The thing that makes a commander brilliant is his plan.

During the siege of Petersburg, Lt. Col. Henry Pleasants devised a plan. He had his men mine tunnels under the rebel lines and pack them with gunpowder.

The rebel lines were shattered in the explosion. The Union soldiers stormed directly into the crater, and the ladders that Pleasants had ordered were not to be found. The rebels came back and shot the Union men.

So it is with love – anniversaries in particular. When the date approaches and your steely eyed girlfriend wonders just what you have in store for her, you plan. While no man wishes for war or anniversaries, they are thrust upon us for the preservation of all we cherish.

When my time came and the intelligent, beautiful love of my life asked me what I had in store for our anniversary, I told her I would surprise her and, my delaying maneuver successful, I started planning.

The day arrived. I showed up, late. I gave her a single rose and took her for a walk along the beach at night. She was cold but we persevered until we came across a fishing pole. Not just any fishing pole either, because I’d had my friend Curtis tie a bottle of Veuve Clicquot Ponsardin to the end of the line so I could reel it in. Curtis, despite his innumerable admirable qualities, is not the first guy I would pick to throw $60 bottles of champagne into the ocean because he’s apt to exuberantly chuck them out past the breakers.

“What’s this fishing pole doing here?” I asked my love.

She said she to leave it alone.

Undaunted, I said we should see what was on the line.

I reeled romantically on the fishing pole and it bent in the direction of a clump of kelp washed up on the beach. I inspected the kelp. The line led through it to another clump. I dropped my pants, tucked my tie into my shirt and waded out to inspect the vegetation, where I found the broken end of the line. I believe I scowled and uttered words not quite in line with the true spirit of romance.

My love astutely guessed I’d had some scheme. “What were you expecting?” she asked sweetly.

I grumbled. We went up the beach some more to find the picnic basket (a half dozen roses, bread, cheese, grapes, chocolate and two useless glasses) blessedly intact.

Then the tide, which the love of my life had suspected of rising and I had airily assured her was not, sided with her and not me. We scrambled up the cliffs, me pants-less and holding the picnic basket. Calm and pants returned. After romantic embracing, we walked back to the car, shivering and stubbing our toes on small to mid-sized rocks.

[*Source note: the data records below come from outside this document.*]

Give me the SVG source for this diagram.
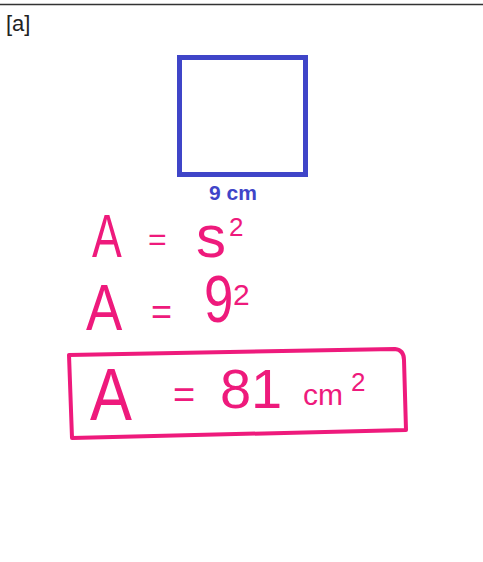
<svg xmlns="http://www.w3.org/2000/svg" width="483" height="562" viewBox="0 0 483 562">
<style>
.pk{fill:#ee1a7c;font-family:"Liberation Sans",Arial,sans-serif;}
</style>
<rect x="0" y="0" width="483" height="562" fill="#fff"/>
<line x1="0" y1="4.5" x2="483" y2="4.5" stroke="#333" stroke-width="1.5"/>
<text x="6" y="31" font-family="Liberation Sans,Arial,sans-serif" font-size="22" fill="#222">[a]</text>
<g id="square">
<rect x="179.5" y="57.5" width="126" height="117" fill="none" stroke="#3f45c8" stroke-width="5"/>
<text x="233" y="200" text-anchor="middle" font-family="Liberation Sans,Arial,sans-serif" font-weight="bold" font-size="21" fill="#3f45c8">9 cm</text>
</g>
<g id="line1">
<text class="pk" font-size="62" transform="translate(92,257) scale(0.72,1)">A</text>
<text class="pk" x="148" y="250" font-size="32">=</text>
<text class="pk" x="196" y="257" font-size="60">s</text>
<text class="pk" x="229" y="236" font-size="26">2</text>
</g>
<g id="line2">
<text class="pk" font-size="64" transform="translate(86,330) scale(0.85,1)">A</text>
<text class="pk" x="151" y="324" font-size="36">=</text>
<text class="pk" font-size="66" transform="translate(204,322) scale(0.8,1)">9</text>
<text class="pk" x="233" y="305" font-size="30">2</text>
</g>
<g id="answer">
<path d="M69,355 L395,349 Q404,350 404,360 L406,430 L72,438 Z" fill="none" stroke="#ee1a7c" stroke-width="4" stroke-linejoin="round"/>
<text class="pk" font-size="74" transform="translate(90,420) scale(0.85,1)">A</text>
<text class="pk" x="173" y="408" font-size="38">=</text>
<text class="pk" x="220" y="408" font-size="56">8</text>
<text class="pk" x="251" y="408" font-size="56">1</text>
<text class="pk" x="303" y="405" font-size="30">cm</text>
<text class="pk" x="351" y="391" font-size="26">2</text>
</g>
</svg>
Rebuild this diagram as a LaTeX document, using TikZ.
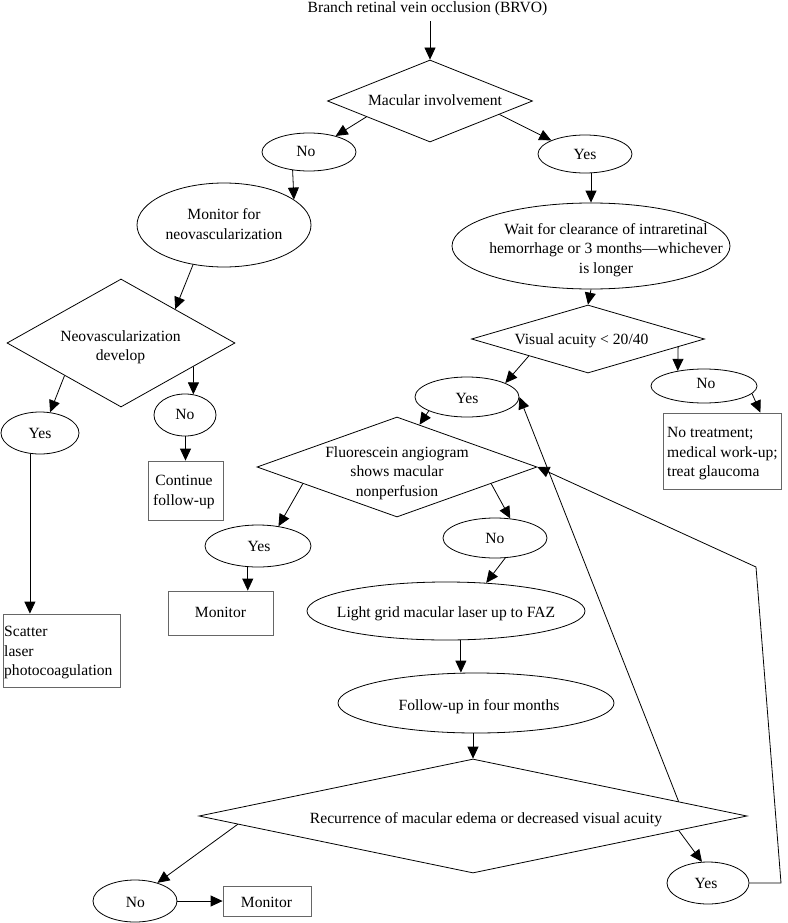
\documentclass[tikz,border=0pt]{standalone}
\usepackage{fontspec}
\setmainfont{Liberation Serif}
\usetikzlibrary{shapes.geometric,arrows.meta}
\begin{document}
\begin{tikzpicture}[x=1pt,y=-1pt,
  shp/.style={draw=black, line width=0.8pt, inner sep=0pt},
  ell/.style={shp, ellipse},
  dia/.style={shp, diamond},
  box/.style={draw=black!60, line width=0.8pt, inner sep=0pt, rectangle},
  txt/.style={inner sep=0pt, font=\fontsize{15.6}{19.5}\selectfont, align=center},
  one/.style={txt, anchor=base},
  arr/.style={-{Triangle[length=12pt,width=11pt]}, line width=0.8pt}
]
\useasboundingbox (0,0) rectangle (787,923);

% title
\node[one] (title) at (427.5,12.5) {Branch retinal vein occlusion (BRVO)};

% shapes
\node[dia, minimum width=205pt, minimum height=82pt] (d1) at (430,101) {};
\node[one] (d1t) at (435,106) {Macular involvement};

\node[ell, minimum width=94pt, minimum height=38pt] (n1) at (309,152) {};
\node[one] (n1t) at (306,157) {No};
\node[ell, minimum width=94pt, minimum height=38pt] (y1) at (585,154) {};
\node[one] (y1t) at (585,159) {Yes};

\node[ell, minimum width=174pt, minimum height=84pt] (m1) at (224,225) {};
\node[txt] (m1t) at (224,224) {Monitor for\\neovascularization};

\node[ell, minimum width=278pt, minimum height=86pt] (w) at (591,246) {};
\node[txt] (wt) at (606,250) {Wait for clearance of intraretinal\\hemorrhage or 3 months—whichever\\is longer};

\node[dia, minimum width=228pt, minimum height=128pt] (d2) at (121,343) {};
\node[txt] (d2t) at (120.5,347) {Neovascularization\\develop};

\node[ell, minimum width=78pt, minimum height=42pt] (yl) at (40,433) {};
\node[one] (ylt) at (40,438.5) {Yes};
\node[ell, minimum width=62pt, minimum height=42pt] (nl) at (185,415) {};
\node[one] (nlt) at (185,419.5) {No};

\node[box, minimum width=75pt, minimum height=59pt] (cf) at (185.5,490.5) {};
\node[txt] (cft) at (184,492) {Continue\\follow-up};

\node[box, minimum width=117pt, minimum height=73pt] (sc) at (61.5,650.5) {};
\node[txt, align=left, anchor=west] (sct) at (4,653) {Scatter\\laser\\photocoagulation};

\node[dia, minimum width=233pt, minimum height=68pt] (d3) at (588,339) {};
\node[one] (d3t) at (581.5,344.5) {Visual acuity < 20/40};

\node[ell, minimum width=104pt, minimum height=40pt] (y2) at (467,397) {};
\node[one] (y2t) at (467,403.5) {Yes};
\node[ell, minimum width=106pt, minimum height=34pt] (n2) at (704,386) {};
\node[one] (n2t) at (706,388.5) {No};

\node[box, minimum width=118pt, minimum height=76pt] (nt) at (722,451) {};
\node[txt, align=left, anchor=west] (ntt) at (667,454) {No treatment;\\medical work-up;\\treat glaucoma};

\node[dia, minimum width=280pt, minimum height=100pt] (d4) at (397,467) {};
\node[txt] (d4t) at (397,473) {Fluorescein angiogram\\shows macular\\nonperfusion};

\node[ell, minimum width=106pt, minimum height=42pt] (y3) at (258,546) {};
\node[one] (y3t) at (259,551.5) {Yes};
\node[box, minimum width=105pt, minimum height=44pt] (mo) at (220.5,613) {};
\node[one] (mot) at (220.5,617.5) {Monitor};

\node[ell, minimum width=104pt, minimum height=40pt] (n3) at (495,538) {};
\node[one] (n3t) at (495,543.5) {No};

\node[ell, minimum width=278pt, minimum height=58pt] (lg) at (446,611) {};
\node[one] (lgt) at (446,617.5) {Light grid macular laser up to FAZ};

\node[ell, minimum width=276pt, minimum height=60pt] (fu) at (476,703) {};
\node[one] (fut) at (479,710.5) {Follow-up in four months};

\node[dia, minimum width=548pt, minimum height=114pt] (d5) at (473,816) {};
\node[one] (d5t) at (486,823.5) {Recurrence of macular edema or decreased visual acuity};

\node[ell, minimum width=84pt, minimum height=42pt] (n4) at (135,901) {};
\node[one] (n4t) at (135.5,907.5) {No};
\node[box, minimum width=88pt, minimum height=30pt] (mo2) at (267,901) {};
\node[one] (mo2t) at (266.5,907.5) {Monitor};

\node[ell, minimum width=82pt, minimum height=42pt] (y4) at (708,883) {};
\node[one] (y4t) at (706,888.5) {Yes};

\coordinate (c1) at (781,883);
\coordinate (c2) at (756,567);

% connectors
\draw[arr] ([yshift=-5pt]d1.north |- title.south) -- (d1.north);
\draw[arr] (d1.194.5) -- (n1.31);
\draw[arr] (d1.349.5) -- (y1.158);
\draw[arr] (n1.228) -- (m1.20);
\draw[arr] (w.north |- y1.south) -- (w.north);
\draw[arr] (m1.232) -- (d2.32);
\draw[arr] (d2.210) -- (yl.64);
\draw[arr] (d2.342) -- (nl.68);
\draw[arr] (cf.north |- nl.south) -- (cf.north);
\draw[arr] (yl.244) -- (yl.244 |- sc.north);
\draw[arr] (w.south) -- (d3.north);
\draw[arr] (d3.196) -- (y2.20);
\draw[arr] (d3.355) -- (n2.150);
\draw[arr] (n2.351.5) -- (nt.45);
\draw[arr] (y2.200) -- (d4.62);
\draw[arr] (d4.190.5) -- (y3.44);
\draw[arr] (y3.244) -- (y3.244 |- mo.north);
\draw[arr] (d4.350) -- (n3.52);
\draw[arr] (n3.297) -- (lg.35.5);
\draw[arr] (lg.297.5) -- (lg.297.5 |- fu.north);
\draw[arr] (d5.north |- fu.south) -- (d5.north);
\draw[arr] (d5.182.3) -- (n4.39);
\draw[arr] (n4.east) -- (mo2.west);
\draw[arr] (d5.356) -- (y4.106);
\draw[arr] (y4.east) -- (c1) -- (c2) -- (d4.east);
\draw[arr] (d5.4) -- (y2.east);
\end{tikzpicture}
\end{document}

At least, I told myself, dinner would be a success.

The night, however, was drooping toward the grave so I told my love to take a nap while I cooked dinner: chicken piccata, grilled balsamic vegetables, saffron rice and champagne poached pears. I put the butter in the pan, turned the stove on and went to brush my teeth.

Post-brush and mid-spit, I heard banging. Also, I heard screeching beeps. Clearly, I was going to have to speak firmly with the neighbors. Outside the bathroom, things were not so clear.

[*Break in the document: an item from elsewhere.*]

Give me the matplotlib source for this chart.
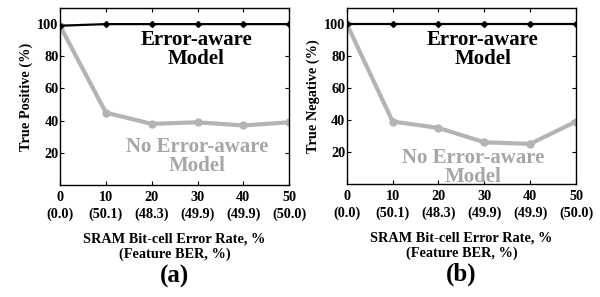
import matplotlib
matplotlib.use("Agg")
import matplotlib.pyplot as plt

plt.rcParams['font.family'] = ['Liberation Serif', 'DejaVu Serif']
plt.rcParams['font.weight'] = 'bold'

x = [0, 10, 20, 30, 40, 50]
xticklabels = ["0\n(0.0)", "10\n(50.1)", "20\n(48.3)", "30\n(49.9)", "40\n(49.9)", "50\n(50.0)"]
tp_aware = [99, 100, 100, 100, 100, 100]
tp_noaware = [99, 45, 38, 39, 37, 39]
tn_aware = [100, 100, 100, 100, 100, 100]
tn_noaware = [100, 39, 35, 26, 25, 39]
ylabels = ["True Positive (%)", "True Negative (%)"]
panel_labels = ["(a)", "(b)"]
xlabel = "SRAM Bit-cell Error Rate, %\n(Feature BER, %)"

fig = plt.figure(figsize=(6, 2.97), dpi=100)
axes = [fig.add_axes([0.1, 0.377, 0.382, 0.596]),
        fig.add_axes([0.578, 0.381, 0.382, 0.592])]

gray_line = '#b4b4b4'
gray_text = '#a6a6a6'
data = [(tp_aware, tp_noaware), (tn_aware, tn_noaware)]
gray_pos = [(30, 17.5), (27.5, 10)]

for i, ax in enumerate(axes):
    aw, nw = data[i]
    ax.plot(x, nw, color=gray_line, lw=3.0, marker='o', ms=5, mfc=gray_line, mec=gray_line, zorder=2)
    ax.plot(x, aw, color='black', lw=1.6, marker='D', ms=3, zorder=3)
    ax.set_xlim(0, 50)
    ax.set_ylim(0, 110)
    ax.set_yticks([20, 40, 60, 80, 100])
    ax.set_xticks(x)
    ax.set_xticklabels(xticklabels, fontsize=10.3, fontweight='bold', linespacing=1.35)
    ax.tick_params(axis='both', direction='in', top=True, right=True, length=3, width=0.8, labelsize=10.3, pad=4.5)
    for lab in ax.get_yticklabels():
        lab.set_fontweight('bold')
    ax.tick_params(axis='y', pad=1)
    for s in ax.spines.values():
        s.set_linewidth(1.0)
    ax.set_ylabel(ylabels[i], fontsize=10.3, fontweight='bold', labelpad=3)
    ax.set_xlabel(xlabel, fontsize=10.3, fontweight='bold', labelpad=8, linespacing=1.2)
    ax.text(29.7, 84, "Error-aware\nModel", ha='center', va='center', fontsize=15,
            fontweight='bold', color='black', linespacing=0.95)
    gx, gy = gray_pos[i]
    ax.text(gx, gy, "No Error-aware\nModel", ha='center', va='center', fontsize=15,
            fontweight='bold', color=gray_text, linespacing=0.95)
    ax.text(0.5, -0.515, panel_labels[i], transform=ax.transAxes, ha='center', va='center',
            fontsize=18, fontweight='bold')

fig.savefig("out.png", dpi=100)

Thick black smoke that smelled like plastic cats burning filled the room from my shoulders to the ceiling. The banging was at my front door, the screeching, beeping sound was coming from my smoke alarm, and, off to my left, dinner was in flames. I grabbed the pan, threw it into the sink and headed for the door.

I caught my neighbor between bangs and talking to someone on a cellular phone.

“Are you, cough,” she sputtered, “okay? Cough, cough.”

“Oh, cough, fine. Just cough a little cough fire,” I said gesturing to the stove.

My girlfriend emerged from the bedroom.

“What, cough,” she asked “the hell cough is going on?”

“No problem,” I said, “just cough be a dear and open the window. Maybe, cough, you’d like to cough go outside where it’s cough not so stuffy?”

“Omigod, cough,” asked the neighbor, “should I cough call the fire people?”

“No, cough,” I said, throwing the circuit breaker, eviscerating the alarm and spraying dinner and the stove with a fire extinguisher, “cough, everything’s fine.”

She left, still talking to the phone.

After the fire was drowned, the windows open and a fan on I staggered outside to face my girlfriend. She was seated in a deck chair, wrapped in a blanket.

As we huddled outside, she told me that it was okay, plenty of men in the world set fire to their kitchens. Then the firemen arrived.

“No problem here,” I told them, “just a little flaming butter, I put it out okay.”

The fire captain swung his flashlight beam around the stove imperiously.

“Don’t you have a smoke detector?” he asked.

“Yeah, I unplugged it because – ”

“You shouldn’t unplug smoke detectors.”

“I know, but it was – ”

“They save lives.”

“Yes, well – ”

The love of my life, noticing that dinner was a little overcooked, suggested we get food. We headed for Freebird Burritos. Later, as we huddled outside eating nachos, drinking wine out of the bottle and watching smoke clear from the apartment, she gave me a little hug.

“Happy anniversary babe,” she said. “I won’t forget it.”

Next year, we’re going to the zoo.

Brendan Buhler is the Daily Nexus opinion editor and is getting around to telling his landlady this story.